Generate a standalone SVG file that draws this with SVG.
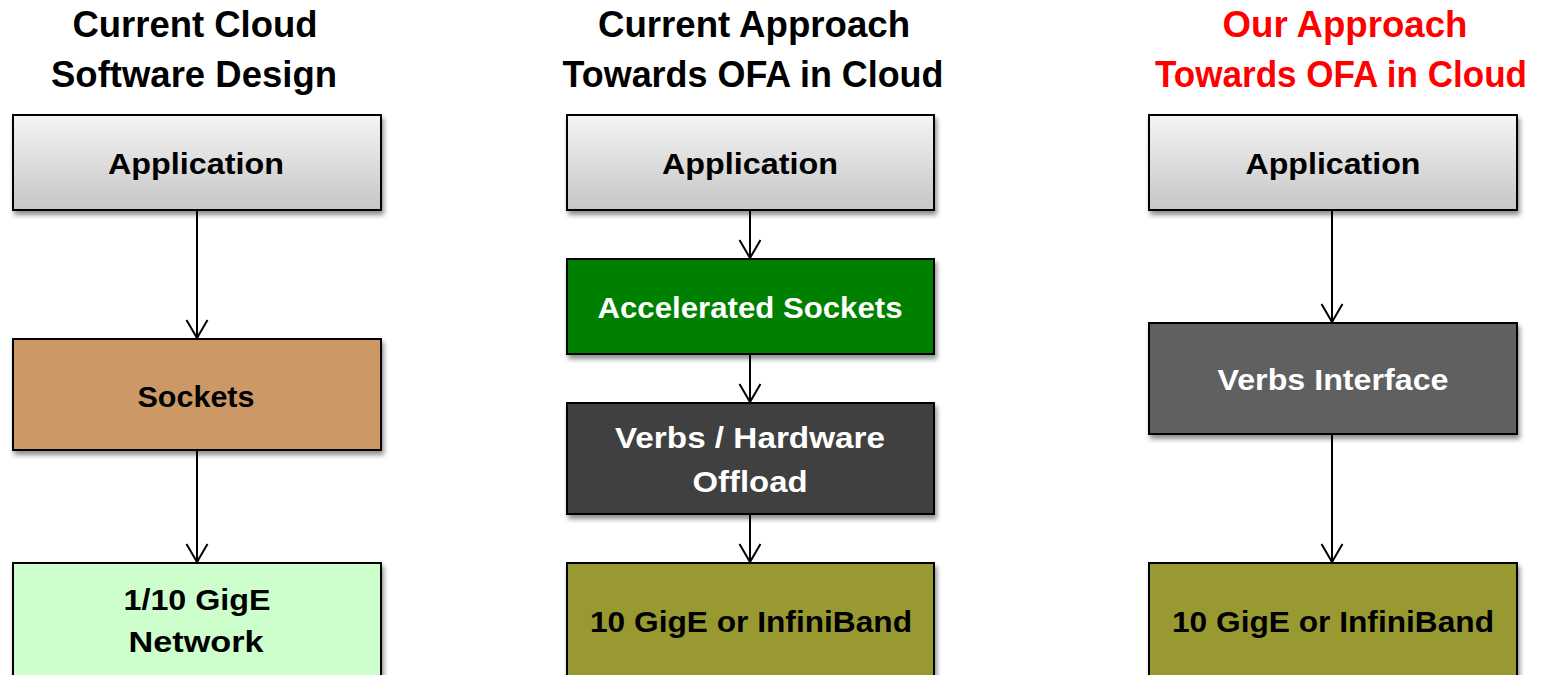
<svg xmlns="http://www.w3.org/2000/svg" width="1542" height="675" viewBox="0 0 1542 675">
<defs>
<linearGradient id="gApp" x1="0" y1="0" x2="0" y2="1">
<stop offset="0" stop-color="#f4f4f4"/>
<stop offset="1" stop-color="#c6c6c6"/>
</linearGradient>
<filter id="sh" x="-5%" y="-5%" width="115%" height="130%">
<feGaussianBlur in="SourceAlpha" stdDeviation="2.5"/>
<feOffset dx="2" dy="4" result="b"/>
<feComponentTransfer><feFuncA type="linear" slope="0.45"/></feComponentTransfer>
<feMerge><feMergeNode/><feMergeNode in="SourceGraphic"/></feMerge>
</filter>
<marker id="arr" markerWidth="24" markerHeight="24" refX="20" refY="12" orient="auto" markerUnits="userSpaceOnUse" viewBox="0 0 24 24">
<path d="M2 1.5 L20 12 L2 22.5" fill="none" stroke="#000" stroke-width="2"/>
</marker>
</defs>
<style>
.title{font-family:"Liberation Sans",Arial,sans-serif;font-weight:bold;font-size:36px;text-anchor:middle;fill:#000}
.red{fill:#ff0000}
.box{stroke:#000;stroke-width:2;filter:url(#sh)}
.lbl{font-family:"Liberation Sans",Arial,sans-serif;font-weight:bold;font-size:30px;text-anchor:middle}
.dk{fill:#000}
.wt{fill:#fff}
.conn{stroke:#000;stroke-width:2;fill:none;marker-end:url(#arr)}
</style>
<g id="titles">
<text class="title" x="195" y="37" textLength="245" lengthAdjust="spacingAndGlyphs">Current Cloud</text>
<text class="title" x="194" y="87" textLength="286" lengthAdjust="spacingAndGlyphs">Software Design</text>
<text class="title" x="754" y="37" textLength="312" lengthAdjust="spacingAndGlyphs">Current Approach</text>
<text class="title" x="753" y="87" textLength="381" lengthAdjust="spacingAndGlyphs">Towards OFA in Cloud</text>
<text class="title red" x="1345" y="37" textLength="245" lengthAdjust="spacingAndGlyphs">Our Approach</text>
<text class="title red" x="1341" y="87" textLength="372" lengthAdjust="spacingAndGlyphs">Towards OFA in Cloud</text>
</g>
<g id="connectors">
<line class="conn" x1="197" y1="211" x2="197" y2="338"/>
<line class="conn" x1="197" y1="451" x2="197" y2="562"/>
<line class="conn" x1="750" y1="211" x2="750" y2="258"/>
<line class="conn" x1="750" y1="355" x2="750" y2="402"/>
<line class="conn" x1="750" y1="515" x2="750" y2="562"/>
<line class="conn" x1="1332" y1="211" x2="1332" y2="322"/>
<line class="conn" x1="1332" y1="435" x2="1332" y2="562"/>
</g>
<g id="c1-app">
<rect class="box" x="13" y="115" width="368" height="95" fill="url(#gApp)"/>
<text class="lbl dk" x="196" y="174" textLength="176" lengthAdjust="spacingAndGlyphs">Application</text>
</g>
<g id="c1-sockets">
<rect class="box" x="13" y="339" width="368" height="111" fill="#cc9966"/>
<text class="lbl dk" x="196" y="407" textLength="117" lengthAdjust="spacingAndGlyphs">Sockets</text>
</g>
<g id="c1-net">
<rect class="box" x="13" y="563" width="368" height="115" fill="#ccffcc"/>
<text class="lbl dk" x="197" y="610" textLength="147" lengthAdjust="spacingAndGlyphs">1/10 GigE</text>
<text class="lbl dk" x="196" y="652" textLength="135" lengthAdjust="spacingAndGlyphs">Network</text>
</g>
<g id="c2-app">
<rect class="box" x="567" y="115" width="367" height="95" fill="url(#gApp)"/>
<text class="lbl dk" x="750" y="174" textLength="176" lengthAdjust="spacingAndGlyphs">Application</text>
</g>
<g id="c2-acc">
<rect class="box" x="567" y="259" width="367" height="95" fill="#008000"/>
<text class="lbl wt" x="750" y="318" textLength="305" lengthAdjust="spacingAndGlyphs">Accelerated Sockets</text>
</g>
<g id="c2-verbs">
<rect class="box" x="567" y="403" width="367" height="111" fill="#404040"/>
<text class="lbl wt" x="750" y="448" textLength="270" lengthAdjust="spacingAndGlyphs">Verbs / Hardware</text>
<text class="lbl wt" x="750" y="492" textLength="115" lengthAdjust="spacingAndGlyphs">Offload</text>
</g>
<g id="c2-net">
<rect class="box" x="567" y="563" width="367" height="115" fill="#999933"/>
<text class="lbl dk" x="751" y="632" textLength="322" lengthAdjust="spacingAndGlyphs">10 GigE or InfiniBand</text>
</g>
<g id="c3-app">
<rect class="box" x="1149" y="115" width="368" height="95" fill="url(#gApp)"/>
<text class="lbl dk" x="1333" y="174" textLength="175" lengthAdjust="spacingAndGlyphs">Application</text>
</g>
<g id="c3-verbs">
<rect class="box" x="1149" y="323" width="368" height="111" fill="#606060"/>
<text class="lbl wt" x="1333" y="390" textLength="231" lengthAdjust="spacingAndGlyphs">Verbs Interface</text>
</g>
<g id="c3-net">
<rect class="box" x="1149" y="563" width="368" height="115" fill="#999933"/>
<text class="lbl dk" x="1333" y="632" textLength="322" lengthAdjust="spacingAndGlyphs">10 GigE or InfiniBand</text>
</g>
</svg>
********************
EXERCISE AIM
Set the listing down in full and exactly. Pictures within it should not appear in the copy.

COMPLETED EXERCISE
Generate a standalone SVG file that draws this with SVG.
<svg xmlns="http://www.w3.org/2000/svg" width="1542" height="675" viewBox="0 0 1542 675">
<defs>
<linearGradient id="gApp" x1="0" y1="0" x2="0" y2="1">
<stop offset="0" stop-color="#f4f4f4"/>
<stop offset="1" stop-color="#c6c6c6"/>
</linearGradient>
<filter id="sh" x="-5%" y="-5%" width="115%" height="130%">
<feGaussianBlur in="SourceAlpha" stdDeviation="2.5"/>
<feOffset dx="2" dy="4" result="b"/>
<feComponentTransfer><feFuncA type="linear" slope="0.45"/></feComponentTransfer>
<feMerge><feMergeNode/><feMergeNode in="SourceGraphic"/></feMerge>
</filter>
<marker id="arr" markerWidth="24" markerHeight="24" refX="20" refY="12" orient="auto" markerUnits="userSpaceOnUse" viewBox="0 0 24 24">
<path d="M2 1.5 L20 12 L2 22.5" fill="none" stroke="#000" stroke-width="2"/>
</marker>
</defs>
<style>
.title{font-family:"Liberation Sans",Arial,sans-serif;font-weight:bold;font-size:36px;text-anchor:middle;fill:#000}
.red{fill:#ff0000}
.box{stroke:#000;stroke-width:2;filter:url(#sh)}
.lbl{font-family:"Liberation Sans",Arial,sans-serif;font-weight:bold;font-size:30px;text-anchor:middle}
.dk{fill:#000}
.wt{fill:#fff}
.conn{stroke:#000;stroke-width:2;fill:none;marker-end:url(#arr)}
</style>
<g id="titles">
<text class="title" x="195" y="37" textLength="245" lengthAdjust="spacingAndGlyphs">Current Cloud</text>
<text class="title" x="194" y="87" textLength="286" lengthAdjust="spacingAndGlyphs">Software Design</text>
<text class="title" x="754" y="37" textLength="312" lengthAdjust="spacingAndGlyphs">Current Approach</text>
<text class="title" x="753" y="87" textLength="381" lengthAdjust="spacingAndGlyphs">Towards OFA in Cloud</text>
<text class="title red" x="1345" y="37" textLength="245" lengthAdjust="spacingAndGlyphs">Our Approach</text>
<text class="title red" x="1341" y="87" textLength="372" lengthAdjust="spacingAndGlyphs">Towards OFA in Cloud</text>
</g>
<g id="connectors">
<line class="conn" x1="197" y1="211" x2="197" y2="338"/>
<line class="conn" x1="197" y1="451" x2="197" y2="562"/>
<line class="conn" x1="750" y1="211" x2="750" y2="258"/>
<line class="conn" x1="750" y1="355" x2="750" y2="402"/>
<line class="conn" x1="750" y1="515" x2="750" y2="562"/>
<line class="conn" x1="1332" y1="211" x2="1332" y2="322"/>
<line class="conn" x1="1332" y1="435" x2="1332" y2="562"/>
</g>
<g id="c1-app">
<rect class="box" x="13" y="115" width="368" height="95" fill="url(#gApp)"/>
<text class="lbl dk" x="196" y="174" textLength="176" lengthAdjust="spacingAndGlyphs">Application</text>
</g>
<g id="c1-sockets">
<rect class="box" x="13" y="339" width="368" height="111" fill="#cc9966"/>
<text class="lbl dk" x="196" y="407" textLength="117" lengthAdjust="spacingAndGlyphs">Sockets</text>
</g>
<g id="c1-net">
<rect class="box" x="13" y="563" width="368" height="115" fill="#ccffcc"/>
<text class="lbl dk" x="197" y="610" textLength="147" lengthAdjust="spacingAndGlyphs">1/10 GigE</text>
<text class="lbl dk" x="196" y="652" textLength="135" lengthAdjust="spacingAndGlyphs">Network</text>
</g>
<g id="c2-app">
<rect class="box" x="567" y="115" width="367" height="95" fill="url(#gApp)"/>
<text class="lbl dk" x="750" y="174" textLength="176" lengthAdjust="spacingAndGlyphs">Application</text>
</g>
<g id="c2-acc">
<rect class="box" x="567" y="259" width="367" height="95" fill="#008000"/>
<text class="lbl wt" x="750" y="318" textLength="305" lengthAdjust="spacingAndGlyphs">Accelerated Sockets</text>
</g>
<g id="c2-verbs">
<rect class="box" x="567" y="403" width="367" height="111" fill="#404040"/>
<text class="lbl wt" x="750" y="448" textLength="270" lengthAdjust="spacingAndGlyphs">Verbs / Hardware</text>
<text class="lbl wt" x="750" y="492" textLength="115" lengthAdjust="spacingAndGlyphs">Offload</text>
</g>
<g id="c2-net">
<rect class="box" x="567" y="563" width="367" height="115" fill="#999933"/>
<text class="lbl dk" x="751" y="632" textLength="322" lengthAdjust="spacingAndGlyphs">10 GigE or InfiniBand</text>
</g>
<g id="c3-app">
<rect class="box" x="1149" y="115" width="368" height="95" fill="url(#gApp)"/>
<text class="lbl dk" x="1333" y="174" textLength="175" lengthAdjust="spacingAndGlyphs">Application</text>
</g>
<g id="c3-verbs">
<rect class="box" x="1149" y="323" width="368" height="111" fill="#606060"/>
<text class="lbl wt" x="1333" y="390" textLength="231" lengthAdjust="spacingAndGlyphs">Verbs Interface</text>
</g>
<g id="c3-net">
<rect class="box" x="1149" y="563" width="368" height="115" fill="#999933"/>
<text class="lbl dk" x="1333" y="632" textLength="322" lengthAdjust="spacingAndGlyphs">10 GigE or InfiniBand</text>
</g>
</svg>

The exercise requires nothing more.